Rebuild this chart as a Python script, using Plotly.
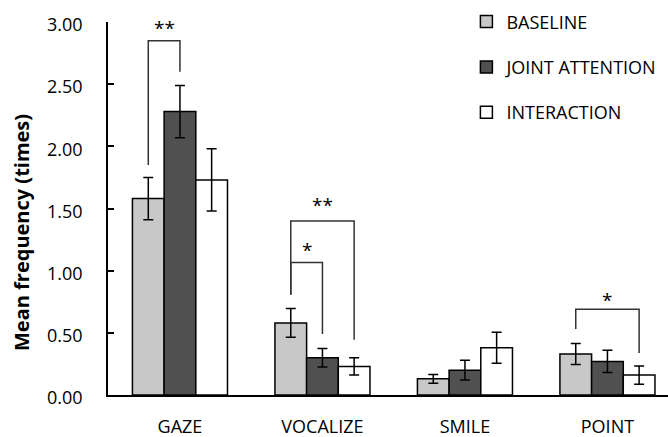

----

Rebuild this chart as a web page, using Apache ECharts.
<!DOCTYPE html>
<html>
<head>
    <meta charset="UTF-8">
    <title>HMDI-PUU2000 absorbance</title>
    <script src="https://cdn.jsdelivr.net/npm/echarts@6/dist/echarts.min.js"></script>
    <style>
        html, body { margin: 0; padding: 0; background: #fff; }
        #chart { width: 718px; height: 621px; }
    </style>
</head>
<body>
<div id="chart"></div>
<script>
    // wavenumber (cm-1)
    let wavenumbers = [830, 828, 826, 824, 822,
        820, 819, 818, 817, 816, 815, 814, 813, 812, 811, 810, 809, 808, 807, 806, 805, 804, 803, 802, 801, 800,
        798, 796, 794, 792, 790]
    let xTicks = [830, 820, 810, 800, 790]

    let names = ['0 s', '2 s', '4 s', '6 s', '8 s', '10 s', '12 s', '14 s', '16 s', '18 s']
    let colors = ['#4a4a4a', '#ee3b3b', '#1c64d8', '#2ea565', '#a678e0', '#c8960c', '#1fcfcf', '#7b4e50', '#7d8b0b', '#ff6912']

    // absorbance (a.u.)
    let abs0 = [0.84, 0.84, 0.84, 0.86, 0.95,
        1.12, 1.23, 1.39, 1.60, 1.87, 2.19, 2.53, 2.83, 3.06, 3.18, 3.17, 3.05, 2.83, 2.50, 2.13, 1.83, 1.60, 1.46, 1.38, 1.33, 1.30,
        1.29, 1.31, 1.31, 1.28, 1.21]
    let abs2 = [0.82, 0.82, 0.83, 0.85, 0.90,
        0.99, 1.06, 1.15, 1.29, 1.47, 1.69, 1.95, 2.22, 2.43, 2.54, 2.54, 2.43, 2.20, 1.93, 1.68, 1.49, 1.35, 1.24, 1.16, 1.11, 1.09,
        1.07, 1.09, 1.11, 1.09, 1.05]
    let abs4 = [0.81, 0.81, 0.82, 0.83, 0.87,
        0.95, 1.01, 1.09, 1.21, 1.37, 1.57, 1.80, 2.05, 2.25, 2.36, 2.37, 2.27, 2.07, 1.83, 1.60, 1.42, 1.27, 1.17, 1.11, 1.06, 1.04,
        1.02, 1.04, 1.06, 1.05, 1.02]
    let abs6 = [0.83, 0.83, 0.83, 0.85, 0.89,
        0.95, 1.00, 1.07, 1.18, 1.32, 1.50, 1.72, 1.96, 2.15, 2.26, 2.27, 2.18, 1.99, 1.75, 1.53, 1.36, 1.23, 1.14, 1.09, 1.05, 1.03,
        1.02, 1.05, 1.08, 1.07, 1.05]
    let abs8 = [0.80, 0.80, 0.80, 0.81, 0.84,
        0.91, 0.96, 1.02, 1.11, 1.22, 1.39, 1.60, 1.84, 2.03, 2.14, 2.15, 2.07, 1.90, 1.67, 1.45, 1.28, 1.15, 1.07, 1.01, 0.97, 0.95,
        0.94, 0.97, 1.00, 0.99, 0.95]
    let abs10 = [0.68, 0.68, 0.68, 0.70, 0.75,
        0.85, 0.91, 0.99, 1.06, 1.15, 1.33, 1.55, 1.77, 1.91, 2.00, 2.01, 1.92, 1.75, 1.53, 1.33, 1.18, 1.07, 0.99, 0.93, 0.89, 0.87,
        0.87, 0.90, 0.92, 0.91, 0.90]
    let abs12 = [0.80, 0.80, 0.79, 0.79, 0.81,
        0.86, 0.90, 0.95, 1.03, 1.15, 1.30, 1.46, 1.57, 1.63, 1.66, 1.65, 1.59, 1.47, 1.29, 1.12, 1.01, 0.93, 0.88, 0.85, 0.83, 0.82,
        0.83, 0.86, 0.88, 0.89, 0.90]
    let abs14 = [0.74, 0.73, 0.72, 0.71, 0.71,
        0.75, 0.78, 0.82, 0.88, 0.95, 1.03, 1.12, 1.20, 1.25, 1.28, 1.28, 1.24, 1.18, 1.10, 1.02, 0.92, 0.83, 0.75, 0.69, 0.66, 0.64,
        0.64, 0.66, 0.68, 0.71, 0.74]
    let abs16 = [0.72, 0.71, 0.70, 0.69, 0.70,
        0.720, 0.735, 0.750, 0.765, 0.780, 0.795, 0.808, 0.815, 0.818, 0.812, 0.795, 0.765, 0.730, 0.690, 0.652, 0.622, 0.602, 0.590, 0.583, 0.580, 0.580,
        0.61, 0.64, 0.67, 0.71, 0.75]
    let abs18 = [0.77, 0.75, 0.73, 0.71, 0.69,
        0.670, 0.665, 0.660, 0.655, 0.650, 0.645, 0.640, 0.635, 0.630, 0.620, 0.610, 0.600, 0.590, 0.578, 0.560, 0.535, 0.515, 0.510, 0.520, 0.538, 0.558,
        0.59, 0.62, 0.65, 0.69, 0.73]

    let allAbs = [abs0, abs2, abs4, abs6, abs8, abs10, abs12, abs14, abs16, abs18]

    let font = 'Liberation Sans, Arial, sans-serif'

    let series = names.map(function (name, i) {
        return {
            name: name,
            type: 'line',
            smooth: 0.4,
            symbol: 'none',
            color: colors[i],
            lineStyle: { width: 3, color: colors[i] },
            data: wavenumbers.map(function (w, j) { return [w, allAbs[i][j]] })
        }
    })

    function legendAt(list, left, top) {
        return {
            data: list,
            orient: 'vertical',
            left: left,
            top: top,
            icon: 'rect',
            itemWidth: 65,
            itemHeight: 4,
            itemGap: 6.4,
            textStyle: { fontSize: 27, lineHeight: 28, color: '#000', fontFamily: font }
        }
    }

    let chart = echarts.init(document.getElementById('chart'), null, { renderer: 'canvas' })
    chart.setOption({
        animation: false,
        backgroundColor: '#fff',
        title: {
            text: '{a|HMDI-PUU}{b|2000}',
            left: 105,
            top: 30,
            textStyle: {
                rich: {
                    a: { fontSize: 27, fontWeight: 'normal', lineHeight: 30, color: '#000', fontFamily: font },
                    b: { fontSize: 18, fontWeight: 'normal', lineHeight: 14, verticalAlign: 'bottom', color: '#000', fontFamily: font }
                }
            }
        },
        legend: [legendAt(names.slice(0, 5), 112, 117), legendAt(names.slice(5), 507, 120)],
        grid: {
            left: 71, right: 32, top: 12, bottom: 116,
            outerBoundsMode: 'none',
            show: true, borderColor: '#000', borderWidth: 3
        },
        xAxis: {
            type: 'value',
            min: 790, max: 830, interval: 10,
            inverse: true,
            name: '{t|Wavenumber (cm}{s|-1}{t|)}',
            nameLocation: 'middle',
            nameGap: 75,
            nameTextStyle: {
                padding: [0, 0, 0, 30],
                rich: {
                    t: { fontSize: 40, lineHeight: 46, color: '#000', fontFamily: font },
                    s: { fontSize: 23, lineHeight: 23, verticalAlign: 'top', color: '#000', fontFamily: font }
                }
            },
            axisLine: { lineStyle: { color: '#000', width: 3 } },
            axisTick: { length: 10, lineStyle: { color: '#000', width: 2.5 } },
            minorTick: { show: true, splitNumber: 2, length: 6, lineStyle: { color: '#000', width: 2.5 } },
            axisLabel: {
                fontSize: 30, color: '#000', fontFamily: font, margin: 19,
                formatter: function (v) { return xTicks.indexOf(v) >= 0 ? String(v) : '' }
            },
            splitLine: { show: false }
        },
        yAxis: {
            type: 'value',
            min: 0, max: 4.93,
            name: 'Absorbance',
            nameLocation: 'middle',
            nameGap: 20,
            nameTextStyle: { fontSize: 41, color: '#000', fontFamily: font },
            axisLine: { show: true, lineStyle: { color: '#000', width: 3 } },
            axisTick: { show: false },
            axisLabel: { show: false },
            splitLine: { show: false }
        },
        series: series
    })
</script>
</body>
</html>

----

• [Aim] Isolate each line of the listing above that includes "Rebuild". Copy it.

• [Final answer]
Rebuild this chart as a Python script, using Plotly.
Rebuild this chart as a web page, using Apache ECharts.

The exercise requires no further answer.